Nichols, Kenneth (Hugh). Composer, pianist, teacher, b Pincher Creek, Alta, 7 Jun 1936; ARCT 1958, Associate in music (Alberta) 1960, Licentiate Diploma (Toronto) 1961, M MUS (Indiana) 1967, PH D (Minnesota) 1981. He studied piano with his mother, Edna Nichols, and with Buela Doney; he also was a choir boy and soloist at All Saints Cathedral under Vernon Barford in Edmonton. He studied piano with Pierre Souverain at the RCMT (1956-61), Boris Roubakine at the Banff SFA (1960), and Frederick Baldwin at Indiana U, and theory and composition with Paul Fetler and Dominic Argento at the University of Minnesota. He began teaching at Brandon University in 1962. He won several performance and commissioning grants from the MAC in the 1980s. His PH D thesis was titled 'The orchestral compositions of Harry Freedman: a parametric analysis of major works written between 1952 and 1967.' He has adjudicated in Manitoba and Saskatchewan, examined for the WBM, and judged composition competitions for the MRMTA 1983-5 and the BCRMTA in 1991.
Chamber Piece for Flute, High Voice and Piano (1979), premiered by Music Inter Alia, resulted in a commission for the Sextet for Piano and Woodwind Quintet (1980) which was selected for performance at the International Woodwind Symposium in Athens, Ga (1990). Symphonic Celebration (1988) was commissioned and performed in honour of the 40th anniversary of the Winnipeg Symphony Orchestra. Nichols' most extended instrumental work, the elegiac Trio Classico (1990), was commissioned by the Brandon University Trio. Nichols' interest in theatre has resulted in three ballets: Thumbelina (Brandon Dance Ensemble, 1979) and Spectrum (Brandon Dance Ensemble, 1991), both for theatre orchestra, extend the repertoire of children's ballets; Reminiscences (tenor saxophone, flute, and vibraphone, 1982) for solo dancer was choreographed, like the others, by Barbara Withey Ehnes. His one-act operas The Prairie Girl and the Chinaman (1987) and Boy in a Cage (1987) were written for the Music Theatre Studio Ensemble in Banff. The ballets and operas have as their subject the dreams and disappointments of childhood and youth.

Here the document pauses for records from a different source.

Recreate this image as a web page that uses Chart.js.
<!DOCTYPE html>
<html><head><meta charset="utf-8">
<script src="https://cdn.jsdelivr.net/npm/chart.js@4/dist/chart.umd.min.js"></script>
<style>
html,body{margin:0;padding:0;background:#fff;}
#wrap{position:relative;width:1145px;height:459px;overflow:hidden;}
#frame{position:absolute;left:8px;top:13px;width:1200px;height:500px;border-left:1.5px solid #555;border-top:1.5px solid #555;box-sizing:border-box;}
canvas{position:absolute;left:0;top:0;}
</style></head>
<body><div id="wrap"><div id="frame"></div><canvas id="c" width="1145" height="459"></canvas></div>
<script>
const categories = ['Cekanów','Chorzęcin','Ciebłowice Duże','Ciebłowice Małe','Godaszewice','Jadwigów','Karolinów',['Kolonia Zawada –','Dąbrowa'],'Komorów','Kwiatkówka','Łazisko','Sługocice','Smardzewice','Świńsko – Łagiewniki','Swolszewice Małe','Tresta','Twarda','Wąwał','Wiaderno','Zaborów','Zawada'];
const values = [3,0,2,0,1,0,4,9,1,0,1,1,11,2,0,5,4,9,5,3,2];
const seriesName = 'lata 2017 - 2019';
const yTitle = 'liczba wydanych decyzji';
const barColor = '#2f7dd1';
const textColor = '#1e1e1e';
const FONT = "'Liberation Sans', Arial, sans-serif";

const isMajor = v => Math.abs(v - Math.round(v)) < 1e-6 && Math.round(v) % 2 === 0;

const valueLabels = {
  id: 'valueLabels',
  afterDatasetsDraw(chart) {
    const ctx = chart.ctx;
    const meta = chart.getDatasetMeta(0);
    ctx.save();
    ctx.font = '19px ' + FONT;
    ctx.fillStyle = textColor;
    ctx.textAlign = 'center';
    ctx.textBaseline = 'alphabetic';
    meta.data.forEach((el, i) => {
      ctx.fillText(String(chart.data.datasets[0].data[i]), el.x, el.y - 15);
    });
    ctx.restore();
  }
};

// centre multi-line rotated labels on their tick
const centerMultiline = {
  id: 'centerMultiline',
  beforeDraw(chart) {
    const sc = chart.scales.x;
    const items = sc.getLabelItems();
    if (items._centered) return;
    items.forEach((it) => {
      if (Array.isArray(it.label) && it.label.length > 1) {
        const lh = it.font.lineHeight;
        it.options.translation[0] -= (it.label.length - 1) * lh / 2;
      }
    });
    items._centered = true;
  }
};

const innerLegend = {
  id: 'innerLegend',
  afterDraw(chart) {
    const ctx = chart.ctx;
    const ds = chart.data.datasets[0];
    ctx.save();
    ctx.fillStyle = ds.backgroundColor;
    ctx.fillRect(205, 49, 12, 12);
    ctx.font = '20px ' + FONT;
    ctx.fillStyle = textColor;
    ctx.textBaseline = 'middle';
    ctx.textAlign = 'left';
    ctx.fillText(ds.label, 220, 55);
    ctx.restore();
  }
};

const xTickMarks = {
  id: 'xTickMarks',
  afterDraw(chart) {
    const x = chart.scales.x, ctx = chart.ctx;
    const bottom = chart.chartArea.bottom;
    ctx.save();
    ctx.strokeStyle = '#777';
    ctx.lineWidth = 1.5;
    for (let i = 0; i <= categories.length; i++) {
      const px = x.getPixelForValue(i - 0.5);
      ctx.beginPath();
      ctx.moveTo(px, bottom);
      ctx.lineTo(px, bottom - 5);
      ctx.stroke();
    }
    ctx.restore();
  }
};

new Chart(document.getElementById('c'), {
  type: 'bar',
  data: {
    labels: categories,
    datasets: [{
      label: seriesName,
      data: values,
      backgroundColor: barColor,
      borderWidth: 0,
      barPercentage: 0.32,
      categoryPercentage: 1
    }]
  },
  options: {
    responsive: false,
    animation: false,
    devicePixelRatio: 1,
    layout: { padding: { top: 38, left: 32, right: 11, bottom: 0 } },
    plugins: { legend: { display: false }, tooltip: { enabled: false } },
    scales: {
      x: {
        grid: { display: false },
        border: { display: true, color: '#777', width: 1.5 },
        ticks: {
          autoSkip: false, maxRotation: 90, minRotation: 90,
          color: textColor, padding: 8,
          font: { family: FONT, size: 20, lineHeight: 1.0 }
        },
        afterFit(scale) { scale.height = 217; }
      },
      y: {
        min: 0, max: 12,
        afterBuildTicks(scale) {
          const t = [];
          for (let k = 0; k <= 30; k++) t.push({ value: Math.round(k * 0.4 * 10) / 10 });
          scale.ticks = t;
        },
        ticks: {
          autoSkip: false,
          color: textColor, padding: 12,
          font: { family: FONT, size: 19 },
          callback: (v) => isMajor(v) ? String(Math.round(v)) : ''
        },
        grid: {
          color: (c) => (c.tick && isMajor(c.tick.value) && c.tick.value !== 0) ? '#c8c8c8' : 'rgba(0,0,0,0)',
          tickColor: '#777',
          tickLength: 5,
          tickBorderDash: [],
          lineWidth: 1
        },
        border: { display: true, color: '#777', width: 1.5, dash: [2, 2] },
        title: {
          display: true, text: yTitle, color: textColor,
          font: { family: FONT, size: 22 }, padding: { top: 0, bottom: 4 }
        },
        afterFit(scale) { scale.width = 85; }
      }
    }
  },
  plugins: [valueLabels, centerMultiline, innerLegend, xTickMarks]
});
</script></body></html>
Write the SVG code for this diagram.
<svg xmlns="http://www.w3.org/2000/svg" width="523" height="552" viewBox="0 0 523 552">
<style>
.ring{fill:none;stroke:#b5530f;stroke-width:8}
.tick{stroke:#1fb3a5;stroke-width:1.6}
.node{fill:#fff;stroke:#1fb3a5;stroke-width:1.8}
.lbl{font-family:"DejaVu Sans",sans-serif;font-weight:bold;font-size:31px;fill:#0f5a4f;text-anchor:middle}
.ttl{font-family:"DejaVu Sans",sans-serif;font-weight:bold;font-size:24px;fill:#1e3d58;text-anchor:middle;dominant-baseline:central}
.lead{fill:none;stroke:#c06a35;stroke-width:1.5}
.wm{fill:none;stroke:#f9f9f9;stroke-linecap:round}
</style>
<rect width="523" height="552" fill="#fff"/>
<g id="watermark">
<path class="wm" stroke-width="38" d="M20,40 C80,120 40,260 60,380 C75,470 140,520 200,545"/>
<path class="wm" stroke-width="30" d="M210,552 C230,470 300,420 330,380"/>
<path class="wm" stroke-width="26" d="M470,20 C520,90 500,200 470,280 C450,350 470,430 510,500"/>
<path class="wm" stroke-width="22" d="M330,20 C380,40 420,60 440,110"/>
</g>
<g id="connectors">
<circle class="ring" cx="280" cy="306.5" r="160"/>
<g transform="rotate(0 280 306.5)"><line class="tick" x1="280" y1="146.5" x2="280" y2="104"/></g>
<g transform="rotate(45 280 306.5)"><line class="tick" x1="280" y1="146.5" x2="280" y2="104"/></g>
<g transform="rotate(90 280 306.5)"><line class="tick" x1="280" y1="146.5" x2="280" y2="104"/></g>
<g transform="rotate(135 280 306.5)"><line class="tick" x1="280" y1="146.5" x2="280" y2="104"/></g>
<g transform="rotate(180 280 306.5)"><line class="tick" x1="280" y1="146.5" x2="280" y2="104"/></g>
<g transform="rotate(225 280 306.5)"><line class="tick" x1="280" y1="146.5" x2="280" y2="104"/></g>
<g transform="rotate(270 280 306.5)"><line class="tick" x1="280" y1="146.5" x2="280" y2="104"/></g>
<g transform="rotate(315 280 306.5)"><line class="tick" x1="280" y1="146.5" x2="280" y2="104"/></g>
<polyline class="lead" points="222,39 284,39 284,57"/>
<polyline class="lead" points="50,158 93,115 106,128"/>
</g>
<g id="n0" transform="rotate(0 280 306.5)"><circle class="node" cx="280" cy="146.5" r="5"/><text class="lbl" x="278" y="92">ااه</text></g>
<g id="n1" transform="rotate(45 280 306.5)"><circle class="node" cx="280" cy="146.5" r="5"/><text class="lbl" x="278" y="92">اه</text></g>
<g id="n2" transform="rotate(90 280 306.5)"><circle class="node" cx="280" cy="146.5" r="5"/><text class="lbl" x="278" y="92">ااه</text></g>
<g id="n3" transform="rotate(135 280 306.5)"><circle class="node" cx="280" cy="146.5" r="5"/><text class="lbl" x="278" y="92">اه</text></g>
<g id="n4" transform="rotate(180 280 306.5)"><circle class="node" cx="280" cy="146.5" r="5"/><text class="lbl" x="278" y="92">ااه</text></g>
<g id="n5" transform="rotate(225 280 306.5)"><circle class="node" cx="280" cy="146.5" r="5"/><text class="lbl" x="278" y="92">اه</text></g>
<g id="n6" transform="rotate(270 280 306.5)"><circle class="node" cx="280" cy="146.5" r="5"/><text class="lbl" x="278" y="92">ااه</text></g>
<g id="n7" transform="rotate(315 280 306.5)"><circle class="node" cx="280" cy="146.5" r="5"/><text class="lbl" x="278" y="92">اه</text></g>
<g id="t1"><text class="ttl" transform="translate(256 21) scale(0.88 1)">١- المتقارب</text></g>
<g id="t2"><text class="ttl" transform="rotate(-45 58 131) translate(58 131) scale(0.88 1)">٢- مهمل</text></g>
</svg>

Nichols admires the qualities often associated with French music, and his works reflect a preference for conciseness, classic forms, clarity of texture and colour, and humour. These qualities mingle with his other interests: love of nature, the music of rural traditions; and jazz. The sophisticated skills of an analyst and teacher of theory coexist with homelier elements: his Foothills Sketches evoke earlier times through the use of horse bells and a washboard; and the classical structure of his Sonata for Double Bass and Piano still allows room for pictorial incidents, such as the cries of loons, recreated as bass harmonics.